Rowan had over 70 clinic visits, took 29 medications, had 17 spinal taps, 4
bone marrow biopsies, 4 ER trips, and 2 hospital stays, and then she was done. The port was removed, we scheduled the end of treatment party and celebrated November 2012. We were relieved and took a deep breath she had beaten cancer.

Let’s fast-forward 7 years to the present. In that time we have learned a lot of new information:

  • Rowan will have to be screened every year for the rest of her life to see if the cancer has come back or a new cancer has developed.
  • Every 5 years she will need an echo cardiogram due to one of the medications potentially causing heart problems.
  • She has visited with a neuropsychologist and she has some learning issues probably due to the chemo in her spinal fluid.
  • Even with leg braces to help prevent tight ligaments and tendons, she is suffering with foot and ankle pain every day.
  • As parents, we suffer from a kind of PTSD. Anytime she gets an odd fever or new pain- it is difficult to just wait it out like we used to. We compare everything to the symptoms she had before diagnosis.
  • Unrelated to her treatment, Rowan had a ruptured appendix last year.
    But after surgery, she continued to suffer from fevers and pain.
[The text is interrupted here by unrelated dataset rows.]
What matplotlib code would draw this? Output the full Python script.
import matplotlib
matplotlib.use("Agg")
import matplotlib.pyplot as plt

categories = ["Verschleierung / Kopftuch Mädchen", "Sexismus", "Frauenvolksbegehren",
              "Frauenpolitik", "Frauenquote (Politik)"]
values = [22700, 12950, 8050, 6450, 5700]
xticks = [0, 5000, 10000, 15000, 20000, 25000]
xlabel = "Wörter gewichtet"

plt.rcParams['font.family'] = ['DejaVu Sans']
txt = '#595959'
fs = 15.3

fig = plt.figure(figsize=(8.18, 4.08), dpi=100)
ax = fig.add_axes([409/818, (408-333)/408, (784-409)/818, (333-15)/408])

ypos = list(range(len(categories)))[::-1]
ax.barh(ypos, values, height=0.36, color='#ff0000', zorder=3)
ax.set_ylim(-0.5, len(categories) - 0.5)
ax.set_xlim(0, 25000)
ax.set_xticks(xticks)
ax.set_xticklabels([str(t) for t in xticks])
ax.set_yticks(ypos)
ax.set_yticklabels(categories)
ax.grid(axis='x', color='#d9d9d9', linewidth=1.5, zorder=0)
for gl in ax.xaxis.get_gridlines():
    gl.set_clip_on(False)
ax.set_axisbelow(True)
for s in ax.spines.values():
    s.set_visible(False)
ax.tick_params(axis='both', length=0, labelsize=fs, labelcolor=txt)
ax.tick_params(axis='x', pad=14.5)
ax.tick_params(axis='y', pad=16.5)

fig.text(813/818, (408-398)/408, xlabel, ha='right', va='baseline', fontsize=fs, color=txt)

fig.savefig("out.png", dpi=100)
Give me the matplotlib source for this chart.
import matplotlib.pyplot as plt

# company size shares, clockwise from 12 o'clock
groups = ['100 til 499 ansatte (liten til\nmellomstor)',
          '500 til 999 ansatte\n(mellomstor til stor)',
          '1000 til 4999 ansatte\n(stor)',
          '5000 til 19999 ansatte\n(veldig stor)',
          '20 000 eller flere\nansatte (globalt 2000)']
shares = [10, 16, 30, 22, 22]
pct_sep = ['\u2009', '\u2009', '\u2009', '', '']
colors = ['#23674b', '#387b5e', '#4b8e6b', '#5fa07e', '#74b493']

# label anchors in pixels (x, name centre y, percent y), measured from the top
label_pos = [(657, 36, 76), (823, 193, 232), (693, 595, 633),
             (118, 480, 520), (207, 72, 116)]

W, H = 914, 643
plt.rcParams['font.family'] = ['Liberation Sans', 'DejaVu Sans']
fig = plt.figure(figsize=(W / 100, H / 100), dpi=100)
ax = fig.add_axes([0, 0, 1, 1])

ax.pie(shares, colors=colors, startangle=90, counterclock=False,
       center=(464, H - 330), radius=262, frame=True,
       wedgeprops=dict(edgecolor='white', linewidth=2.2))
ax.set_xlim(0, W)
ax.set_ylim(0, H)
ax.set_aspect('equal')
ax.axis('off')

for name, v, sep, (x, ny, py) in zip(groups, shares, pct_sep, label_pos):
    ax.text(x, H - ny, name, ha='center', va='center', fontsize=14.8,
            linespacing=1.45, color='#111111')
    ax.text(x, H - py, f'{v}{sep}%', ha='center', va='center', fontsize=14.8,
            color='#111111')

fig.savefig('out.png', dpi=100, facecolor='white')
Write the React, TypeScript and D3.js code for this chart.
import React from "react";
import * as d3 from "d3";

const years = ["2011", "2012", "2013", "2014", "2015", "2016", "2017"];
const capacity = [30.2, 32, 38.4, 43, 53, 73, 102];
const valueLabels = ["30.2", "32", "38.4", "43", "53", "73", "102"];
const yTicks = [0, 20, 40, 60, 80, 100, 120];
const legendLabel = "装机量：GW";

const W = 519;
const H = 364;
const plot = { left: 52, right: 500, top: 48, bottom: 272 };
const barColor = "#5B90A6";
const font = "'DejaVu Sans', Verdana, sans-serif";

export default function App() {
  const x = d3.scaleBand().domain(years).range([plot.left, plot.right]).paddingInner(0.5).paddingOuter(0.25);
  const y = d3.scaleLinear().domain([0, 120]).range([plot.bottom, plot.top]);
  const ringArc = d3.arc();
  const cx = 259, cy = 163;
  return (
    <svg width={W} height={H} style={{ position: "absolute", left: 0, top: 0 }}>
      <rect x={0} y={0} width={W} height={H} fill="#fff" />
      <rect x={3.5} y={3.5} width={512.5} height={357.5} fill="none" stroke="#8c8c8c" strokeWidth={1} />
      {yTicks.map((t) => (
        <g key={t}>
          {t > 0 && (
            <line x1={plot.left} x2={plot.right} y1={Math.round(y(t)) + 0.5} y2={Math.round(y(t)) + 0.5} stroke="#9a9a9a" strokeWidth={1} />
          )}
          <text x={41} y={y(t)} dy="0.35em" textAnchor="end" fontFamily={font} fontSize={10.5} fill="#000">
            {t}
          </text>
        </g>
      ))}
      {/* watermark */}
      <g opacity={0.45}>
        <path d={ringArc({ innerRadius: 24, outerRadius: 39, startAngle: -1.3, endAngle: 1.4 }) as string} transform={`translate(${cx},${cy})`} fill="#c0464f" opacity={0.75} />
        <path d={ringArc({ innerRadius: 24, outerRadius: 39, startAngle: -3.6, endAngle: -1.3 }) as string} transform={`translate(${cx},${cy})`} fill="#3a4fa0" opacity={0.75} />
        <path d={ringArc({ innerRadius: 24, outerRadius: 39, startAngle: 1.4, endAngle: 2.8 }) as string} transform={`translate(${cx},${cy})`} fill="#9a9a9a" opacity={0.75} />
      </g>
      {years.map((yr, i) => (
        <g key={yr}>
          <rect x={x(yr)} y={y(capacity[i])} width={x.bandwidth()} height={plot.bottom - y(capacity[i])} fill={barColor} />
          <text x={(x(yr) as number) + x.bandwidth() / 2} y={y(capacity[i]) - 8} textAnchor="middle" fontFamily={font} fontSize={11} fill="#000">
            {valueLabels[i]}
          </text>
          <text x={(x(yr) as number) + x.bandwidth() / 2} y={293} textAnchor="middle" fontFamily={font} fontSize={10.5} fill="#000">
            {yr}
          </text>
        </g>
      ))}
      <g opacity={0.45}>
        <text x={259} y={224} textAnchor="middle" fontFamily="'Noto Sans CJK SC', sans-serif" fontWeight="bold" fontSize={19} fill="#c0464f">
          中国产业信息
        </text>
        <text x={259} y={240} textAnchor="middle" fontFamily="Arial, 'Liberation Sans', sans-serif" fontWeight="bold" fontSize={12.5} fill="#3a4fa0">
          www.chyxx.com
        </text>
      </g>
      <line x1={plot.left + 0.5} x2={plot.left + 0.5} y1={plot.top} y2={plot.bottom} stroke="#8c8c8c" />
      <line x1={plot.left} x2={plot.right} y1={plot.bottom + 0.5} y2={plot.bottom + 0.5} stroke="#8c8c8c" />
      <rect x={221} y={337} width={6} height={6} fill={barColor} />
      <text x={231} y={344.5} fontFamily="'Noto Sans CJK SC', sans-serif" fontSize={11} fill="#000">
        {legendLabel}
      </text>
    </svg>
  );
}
They brought in a physician from the oncology department to make sure that there wasn’t cancer somewhere in her body.
  • We will never know if any new issue, illness, or medical problem is due to her treatment or if it is just the way she is.
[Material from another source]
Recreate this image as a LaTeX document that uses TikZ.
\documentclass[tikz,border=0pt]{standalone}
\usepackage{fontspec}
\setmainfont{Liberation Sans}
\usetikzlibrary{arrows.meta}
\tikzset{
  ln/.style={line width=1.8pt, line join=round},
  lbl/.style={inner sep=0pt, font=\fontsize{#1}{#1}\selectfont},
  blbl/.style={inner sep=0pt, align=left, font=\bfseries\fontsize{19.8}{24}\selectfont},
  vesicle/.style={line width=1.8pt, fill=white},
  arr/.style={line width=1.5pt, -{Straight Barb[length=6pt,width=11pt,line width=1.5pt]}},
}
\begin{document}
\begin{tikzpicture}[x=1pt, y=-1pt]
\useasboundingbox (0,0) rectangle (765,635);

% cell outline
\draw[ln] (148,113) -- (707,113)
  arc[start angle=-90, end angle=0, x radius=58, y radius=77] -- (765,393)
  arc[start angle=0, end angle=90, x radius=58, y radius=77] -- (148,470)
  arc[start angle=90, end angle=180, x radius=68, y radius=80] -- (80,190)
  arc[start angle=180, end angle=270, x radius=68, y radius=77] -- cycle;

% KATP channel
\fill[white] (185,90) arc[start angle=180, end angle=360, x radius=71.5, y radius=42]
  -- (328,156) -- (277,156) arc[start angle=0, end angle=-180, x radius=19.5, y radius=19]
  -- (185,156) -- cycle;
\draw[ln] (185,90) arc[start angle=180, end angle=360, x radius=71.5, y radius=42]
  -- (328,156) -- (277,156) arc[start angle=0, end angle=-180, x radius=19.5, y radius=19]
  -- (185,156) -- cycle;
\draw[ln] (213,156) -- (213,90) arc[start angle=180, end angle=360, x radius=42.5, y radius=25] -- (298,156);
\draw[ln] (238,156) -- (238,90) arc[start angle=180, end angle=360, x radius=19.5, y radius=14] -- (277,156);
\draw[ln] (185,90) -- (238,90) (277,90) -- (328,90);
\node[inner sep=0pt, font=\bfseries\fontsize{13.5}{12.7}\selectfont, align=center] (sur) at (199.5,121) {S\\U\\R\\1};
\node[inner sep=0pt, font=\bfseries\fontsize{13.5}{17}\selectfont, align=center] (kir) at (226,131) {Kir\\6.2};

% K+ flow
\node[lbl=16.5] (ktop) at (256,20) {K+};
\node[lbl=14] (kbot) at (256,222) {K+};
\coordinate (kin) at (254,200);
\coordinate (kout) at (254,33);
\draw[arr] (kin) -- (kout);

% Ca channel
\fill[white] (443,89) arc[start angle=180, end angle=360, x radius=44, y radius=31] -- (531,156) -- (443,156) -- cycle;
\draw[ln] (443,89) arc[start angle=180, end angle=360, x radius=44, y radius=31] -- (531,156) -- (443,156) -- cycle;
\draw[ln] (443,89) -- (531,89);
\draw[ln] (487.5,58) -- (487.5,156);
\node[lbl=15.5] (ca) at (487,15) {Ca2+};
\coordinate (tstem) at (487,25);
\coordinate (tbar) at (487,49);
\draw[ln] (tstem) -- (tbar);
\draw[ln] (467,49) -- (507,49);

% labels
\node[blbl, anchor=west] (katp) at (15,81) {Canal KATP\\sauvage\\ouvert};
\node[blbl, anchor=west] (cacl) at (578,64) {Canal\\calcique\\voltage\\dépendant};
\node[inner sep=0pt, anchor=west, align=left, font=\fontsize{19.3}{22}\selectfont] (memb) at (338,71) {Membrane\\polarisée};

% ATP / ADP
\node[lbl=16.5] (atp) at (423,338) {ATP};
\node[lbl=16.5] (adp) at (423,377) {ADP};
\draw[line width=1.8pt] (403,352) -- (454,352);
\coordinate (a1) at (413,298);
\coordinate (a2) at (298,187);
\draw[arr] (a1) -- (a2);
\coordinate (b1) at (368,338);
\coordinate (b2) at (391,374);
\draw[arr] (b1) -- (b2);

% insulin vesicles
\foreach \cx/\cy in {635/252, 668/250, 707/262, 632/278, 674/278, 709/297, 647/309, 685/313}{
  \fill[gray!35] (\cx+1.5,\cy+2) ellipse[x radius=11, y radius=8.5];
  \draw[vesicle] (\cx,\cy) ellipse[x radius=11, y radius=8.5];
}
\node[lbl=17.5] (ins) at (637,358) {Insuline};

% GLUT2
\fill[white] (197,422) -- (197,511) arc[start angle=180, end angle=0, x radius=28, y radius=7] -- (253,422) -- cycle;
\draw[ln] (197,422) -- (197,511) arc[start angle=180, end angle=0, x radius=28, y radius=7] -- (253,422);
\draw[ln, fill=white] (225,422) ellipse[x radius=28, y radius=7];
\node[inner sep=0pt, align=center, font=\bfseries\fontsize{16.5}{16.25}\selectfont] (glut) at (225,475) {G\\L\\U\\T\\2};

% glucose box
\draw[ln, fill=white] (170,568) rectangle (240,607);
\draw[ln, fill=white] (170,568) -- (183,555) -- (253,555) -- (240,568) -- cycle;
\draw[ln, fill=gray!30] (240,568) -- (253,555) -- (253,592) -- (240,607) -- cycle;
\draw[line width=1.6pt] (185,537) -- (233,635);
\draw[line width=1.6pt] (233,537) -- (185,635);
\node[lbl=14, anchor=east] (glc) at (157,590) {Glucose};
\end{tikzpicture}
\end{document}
The biggest unknown by far, we will never know how this wonderful life-saving treatment will affect her in the future.

Don’t get me wrong, I would much rather to have faced all of this because I have my 12 year-old alive and doing well in sports and school. Not every parent gets to say that. But everyday, there are concerns and questions that no one has answers to.

At 12 years-old, Rowan has accomplished a lot. Since treatment she has participated in gymnastics, soccer, and basketball. Until she found her love for Volleyball. She made the A honor roll the first semester of middle school. All in all, our story has a happy ending, with a potential sequel.

Rowan 7 years after cancer treatment childhood cancer awareness
12 and ready for what comes next

September was finally decreed in 2012 to be Childhood Cancer Awareness Month. A time to recognize the difference between children and adults in the treatment and the importance of researching the long-term affects.

As you can see, September isn’t just the start of school for our family, it is an opportunity to educate others on Rowan’s history and future and bring childhood cancer awareness to as many people as we can!